◆ **Goal**
Up to and including the line with "plt.rcParams['mathtext.rm'] = 'Liberation", write out the listing from its first line, minus the pictures.

◆ **Data**
|---|
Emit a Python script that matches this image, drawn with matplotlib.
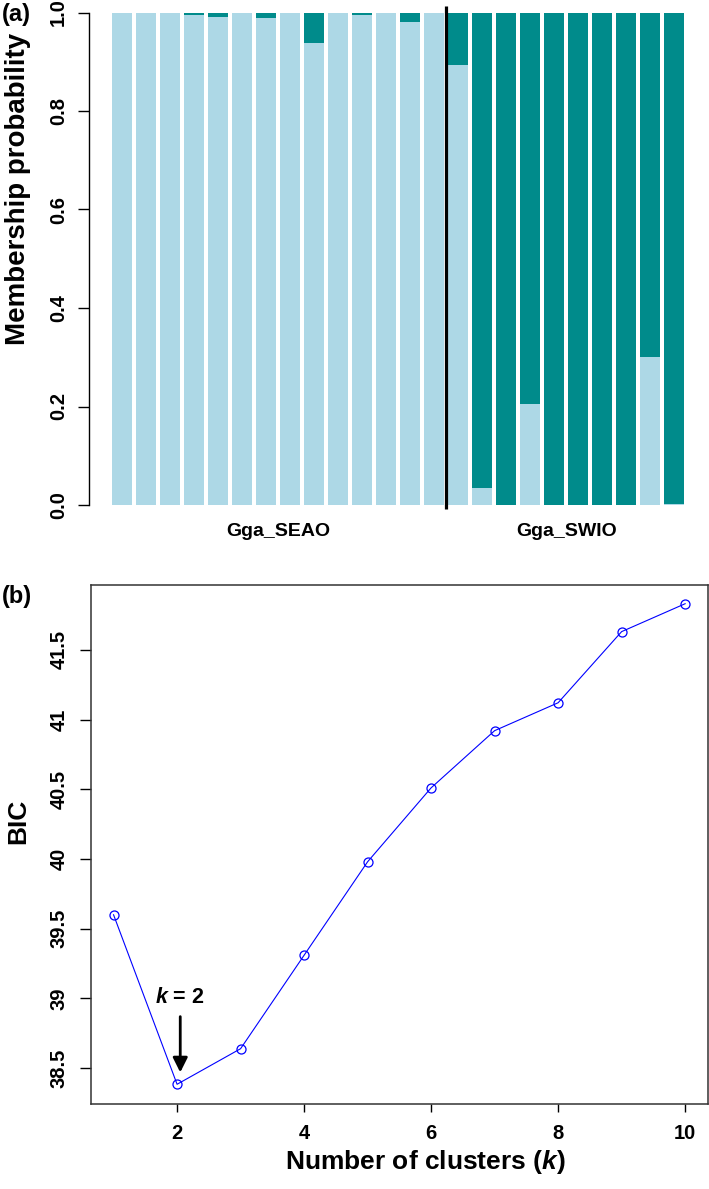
import matplotlib
matplotlib.use("Agg")
import matplotlib.pyplot as plt
import numpy as np

plt.rcParams['font.family'] = ['Liberation Sans', 'DejaVu Sans']
plt.rcParams['font.weight'] = 'bold'
plt.rcParams['mathtext.fontset'] = 'custom'
plt.rcParams['mathtext.it'] = 'Liberation Sans:bold:italic'
plt.rcParams['mathtext.rm'] = 'Liberation Sans:bold'

# (a) membership probability of cluster 1 (light blue) per individual
seao_p1 = [1.0, 1.0, 1.0, 0.995, 0.99, 1.0, 0.989, 1.0, 0.938, 0.998, 0.994, 0.998, 0.98, 1.0]
swio_p1 = [0.894, 0.035, 0.0, 0.206, 0.0, 0.0, 0.0, 0.0, 0.30, 0.003]
group_names = ["Gga_SEAO", "Gga_SWIO"]

# (b) BIC for k = 1..10
k_values = [1, 2, 3, 4, 5, 6, 7, 8, 9, 10]
bic_values = [39.60, 38.385, 38.64, 39.31, 39.98, 40.51, 40.92, 41.12, 41.63, 41.83]
bic_ticks = [38.5, 39, 39.5, 40, 40.5, 41, 41.5]
bic_ticklabels = ["38.5", "39", "39.5", "40", "40.5", "41", "41.5"]

light = "#ADD8E6"
teal = "#008B8B"

W, H = 709, 1189
fig = plt.figure(figsize=(W / 100, H / 100), dpi=100)

# ---- panel (a) ----
ax1 = fig.add_axes([89 / W, (H - 505) / H, (707.3 - 89) / W, 492.5 / H])
p1 = np.array(seao_p1 + swio_p1)
n = len(p1)
left = 0.2 + 1.2 * np.arange(n)
ax1.bar(left, p1, width=1.0, align='edge', color=light, linewidth=0)
ax1.bar(left, 1 - p1, bottom=p1, width=1.0, align='edge', color=teal, linewidth=0)
sep = (left[len(seao_p1) - 1] + 1 + left[len(seao_p1)]) / 2
ax1.plot([sep, sep], [-0.008, 1.013], color='black', lw=2.3, clip_on=False,
         solid_capstyle='butt')
ax1.set_xlim(-0.944, 29.944)
ax1.set_ylim(0, 1)
for s in ['top', 'right', 'bottom']:
    ax1.spines[s].set_visible(False)
ax1.spines['left'].set_linewidth(1.0)
ax1.set_yticks(np.arange(0, 1.01, 0.2))
ax1.set_yticklabels(["0.0", "0.2", "0.4", "0.6", "0.8", "1.0"], rotation=90,
                    va='center', fontsize=14.5)
ax1.tick_params(axis='y', length=8, width=1.0, pad=7)
c1 = (left[0] + left[len(seao_p1) - 1] + 1) / 2
c2 = (left[len(seao_p1)] + left[-1] + 1) / 2
ax1.set_xticks([c1, c2])
ax1.set_xticklabels(group_names, fontsize=14)
ax1.tick_params(axis='x', length=0, pad=13)
fig.text(18 / W, (H - 189) / H, "Membership probability", rotation=90,
         ha='center', va='center', fontsize=20)
fig.text(2 / W, (H - 14) / H, "(a)", ha='left', va='center', fontsize=17)

# ---- panel (b) ----
ax2 = fig.add_axes([90.7 / W, (H - 1103.5) / H, (708 - 90.7) / W, (1103.5 - 584.5) / H])
ax2.plot(k_values, bic_values, color='#0000FF', lw=0.8, marker='o', markersize=6.5,
         markerfacecolor='none', markeredgecolor='#0000FF', markeredgewidth=0.9)
rng = max(bic_values) - min(bic_values)
ax2.set_ylim(min(bic_values) - 0.04 * rng, max(bic_values) + 0.04 * rng)
ax2.set_xlim(1 - 0.36, 10 + 0.36)
ax2.set_xticks([2, 4, 6, 8, 10])
ax2.set_yticks(bic_ticks)
ax2.set_yticklabels(bic_ticklabels, rotation=90, va='center', fontsize=14.5)
ax2.tick_params(axis='x', labelsize=14.5, length=6, width=1.0, pad=9)
ax2.tick_params(axis='y', length=8, width=1.0, pad=8)
for s in ax2.spines.values():
    s.set_linewidth(1.1)
    s.set_color('#333333')
ax2.annotate('', xy=(2.05, 38.47), xytext=(2.05, 38.87),
             arrowprops=dict(arrowstyle='-|>', lw=2.0, color='black', mutation_scale=22,
                             shrinkA=0, shrinkB=0))
ax2.text(2.05, 39.01, r"$k$ = 2", ha='center', va='center', fontsize=15.5)
fig.text(425 / W, (H - 1162) / H, r"Number of clusters ($k$)", ha='center',
         va='center', fontsize=19)
fig.text(18 / W, (H - 821) / H, "BIC", rotation=90, ha='center', va='center',
         fontsize=19)
fig.text(2 / W, (H - 597) / H, "(b)", ha='left', va='center', fontsize=17)

fig.savefig("out.png", dpi=100)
|---|
◆ **Task solution**
Emit a Python script that matches this image, drawn with matplotlib.
import matplotlib
matplotlib.use("Agg")
import matplotlib.pyplot as plt
import numpy as np

plt.rcParams['font.family'] = ['Liberation Sans', 'DejaVu Sans']
plt.rcParams['font.weight'] = 'bold'
plt.rcParams['mathtext.fontset'] = 'custom'
plt.rcParams['mathtext.it'] = 'Liberation Sans:bold:italic'
plt.rcParams['mathtext.rm'] = 'Liberation Sans:bold'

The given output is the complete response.